The NLRB ruled in 2012 that mandatory arbitration agreements violate the “concerted activity” protection of the National Labor Relations Act (NLRA). Since then, the NLRB has reaffirmed that it believes arbitration agreements – prohibiting an employee from participating in joint, class or collective actions concerning employment-related claims – are a violation of the NLRA. The NLRB also used 29 U.S. Code 157 language to support its anti-arbitration stance. The code titled Right of employees as to organization, collective bargaining etc. says, “Employees shall have the right to self-organization, to form, join or assist labor organizations, to bargain collectively through representatives of their own choosing, and to engage in concerted activities for the purpose of collective bargaining”

D. R Horton and Murphy Oil were the first cases, but a pro-union NLRB has issued numerous other decisions against mandatory arbitration agreements.

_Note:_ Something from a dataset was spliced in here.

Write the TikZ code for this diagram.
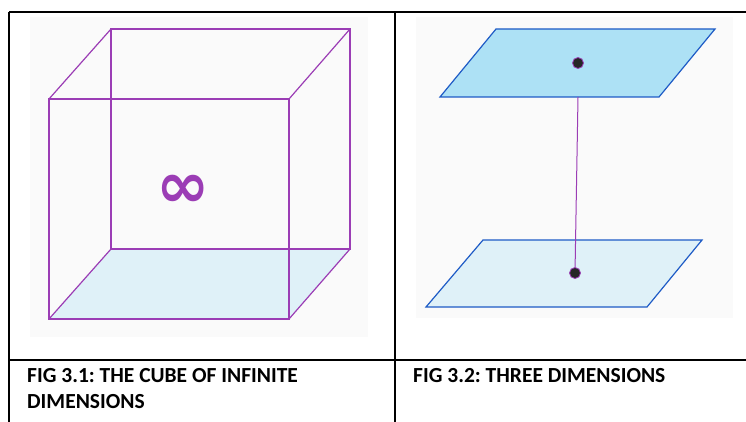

As decisions were appealed, circuit courts decided in support of employer mandatory arbitration agreements. In defiance, the NLRB chose to follow a policy of non-acquiescence. In other words, the NLRB ignored the court decisions.

Things changed with the recent Supreme Court pro-arbitration decision in Epic Systems Corp. v. Lewis that consolidated three appeal cases. The Supreme Court decided, “The Arbitration Act requires courts to enforce agreements to arbitrate‚Ķ” It further noted that the only time courts can refuse to enforce arbitration agreements is when there is “fraud, duress, or unconscionability” involved. The Trump administration’s NLRB actively embraced the decision and is currently pursuing court reviews of existing filed lawsuits involving mandatory arbitration agreements to get them tossed out.

Fanning the Flames of Union Anger

There are two important points to keep in mind concerning arbitration agreements. One is that the Supreme Court decision doesn’t impact employees who already belong to a union. Another is that employers and unions will continue to use agreed upon labor arbitration processes to settle grievances. However, you should recognize that this decision could encourage your employees to pursue unionization in order to negotiate employment contracts that do away with mandatory arbitration agreements and allow employees to file individual or collective lawsuits with union assistance. The union will negotiate a contract that only includes a labor arbitration process approved by the union.

You should also be aware that unions are always actively working behind the scenes to train traditional employees and contracted or other nontraditional workers on asserting worker rights to encourage people to not accept or fight against mandatory arbitration agreements. This could easily become a major employer issue in a competitive labor market in which people have many job options.

As expected, unions are unhappy with the Supreme Court decision. AFL-CIO President Richard Trumka’s perspective is that the Supreme Court took away people’s legal rights. The unions believe that employers can now threaten employees with job loss without restraint, if an employee doesn’t accept mandatory arbitration agreements. The mandatory arbitration agreements are already in widespread use, a point that Justice Ginsburg made in her dissent. Statistics reveal that 53.9 percent of nonunion private sector employers already implemented mandatory arbitration agreements.

Focus on the Positive to Engage Employees

If you require new or current employees to sign mandatory arbitration agreements, it’s important to explain the positive reasons for the requirement. Engaging employees and making them feel like they have a voice in the company depends on transparency and trust.

There are many valid reasons for using arbitration agreements that benefit employees as well as employers, like keeping legal costs down, speeding up grievance decisions and avoiding employee-employer hostilities that often accompany court cases. With the Supreme Court decision, following the best practices in employee engagement applies more than ever, if you want to stay union free.